I am looking forward to the reconciliation, experiencing equal dignity and recognizing equal Spirit-giftedness at Central. I’m looking forward to a truer expression of the Gospel, living into God’s will and his call together. I’m looking forward to our body growing together through the different perspectives and insights that are sure to come. I’m looking forward to cleaning up the inconsistencies in our practices so our daughters and granddaughters, our wives and sisters, are equally encouraged and affirmed. I’m excited to see the potential of what God is going to do as we remove a significant barrier to his Gospel.
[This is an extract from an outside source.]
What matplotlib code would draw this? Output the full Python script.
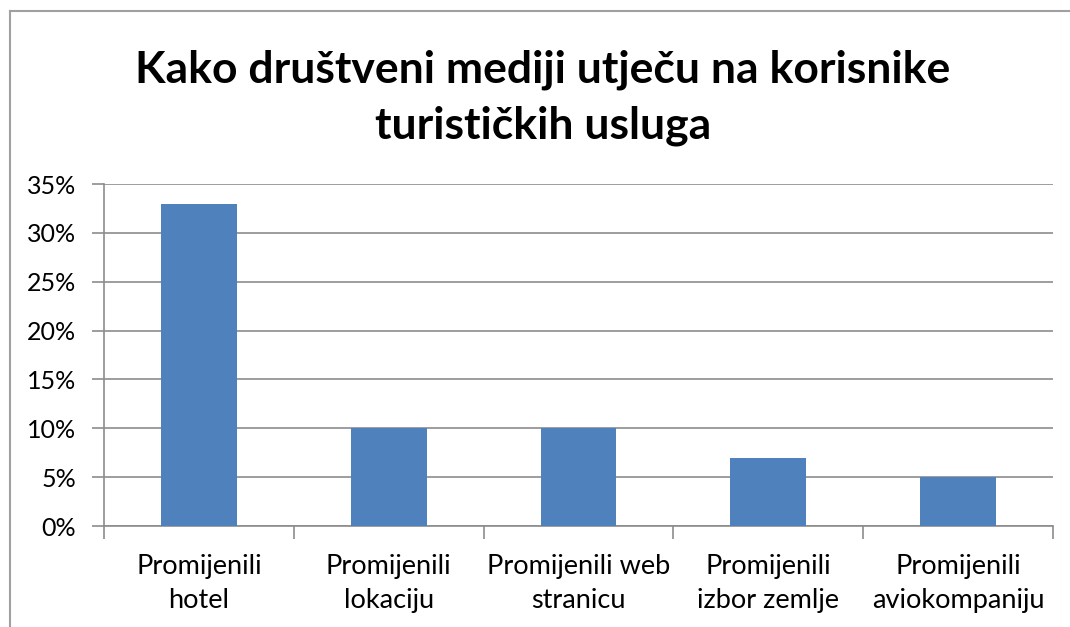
import matplotlib.pyplot as plt
import matplotlib.ticker as mticker
from matplotlib.lines import Line2D

categories = ["Promijenili\nhotel", "Promijenili\nlokaciju", "Promijenili web\nstranicu",
              "Promijenili\nizbor zemlje", "Promijenili\naviokompaniju"]
values = [33, 10, 10, 7, 5]
yticks = [0, 5, 10, 15, 20, 25, 30, 35]

BAR = "#4F81BD"
GRID = "#8C8C8C"
FONT = "Lato"

fig = plt.figure(figsize=(10.7, 6.27), dpi=100)
ax = fig.add_axes([104/1070, 1 - 526/627, (1053 - 104)/1070, (526 - 184)/627])

x = range(len(values))
ax.bar(x, values, width=0.4, color=BAR, zorder=3)

ax.set_xlim(-0.5, len(values) - 0.5)
ax.set_ylim(0, 35)
ax.set_yticks(yticks)
ax.yaxis.set_major_formatter(mticker.FuncFormatter(lambda v, p: f"{v:.0f}%"))
ax.grid(axis="y", color=GRID, linewidth=1.2, zorder=0)

# category labels centred, tick marks at the category boundaries
ax.set_xticks([i + 0.5 for i in range(-1, len(values))])
ax.set_xticklabels([])
ax.set_xticks(list(x), minor=True)
ax.set_xticklabels(categories, minor=True, fontsize=19.5, family=FONT, linespacing=1.45)
ax.tick_params(axis="x", which="minor", length=0, pad=20)
ax.tick_params(axis="x", which="major", length=9, width=1.2, color=GRID, direction="out")
ax.tick_params(axis="y", length=9, width=1.2, color=GRID, labelsize=18, pad=11)
for lab in ax.get_yticklabels():
    lab.set_family(FONT)

for s in ["top", "right"]:
    ax.spines[s].set_visible(False)
for s in ["left", "bottom"]:
    ax.spines[s].set_color(GRID)
    ax.spines[s].set_linewidth(1.2)

fig.text(543/1070, 1 - 70/627, "Kako društveni mediji utječu na korisnike",
         ha="center", va="center", fontsize=32, fontweight="bold", family=FONT)
fig.text(543/1070, 1 - 126/627, "turističkih usluga",
         ha="center", va="center", fontsize=32, fontweight="bold", family=FONT)

# outer chart border (top and left edges visible)
fig.add_artist(Line2D([10/1070, 1], [1 - 11/627, 1 - 11/627], transform=fig.transFigure,
                      color="#A0A0A0", linewidth=1.5))
fig.add_artist(Line2D([10/1070, 10/1070], [0, 1 - 11/627], transform=fig.transFigure,
                      color="#A0A0A0", linewidth=1.5))

fig.savefig("out.png", dpi=100)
And I’m really looking forward to the blessings. We’re going to hear the Word of God in ways we’ve not heard it before. We’re going to experience facets of God’s character we’ve never felt before. We’re going to pay closer attention. We’re going to be moved. When one of our Christian sisters read from Revelation 7 during a Sunday morning assembly last month, it was a strong affirmation for me that our church is going to be so blessed by God when we make this shift. Her reading brought me to tears. She displayed her heart and communicated God’s faithful will and promise to us in a way that most men just don’t. I’m looking forward to a certain sister of mine limping up to the stage with her cane and praising God in prayer through her pain. I’m looking forward to our middle school and high school girls serving my family the bread and the cup through their great joy. I’m looking forward to hearing our older female saints read the words — the Word — that dwells so deeply in their hearts.

God bless us. Together. And God bless Central. May his holy will be done in and through his people here just as it is in heaven.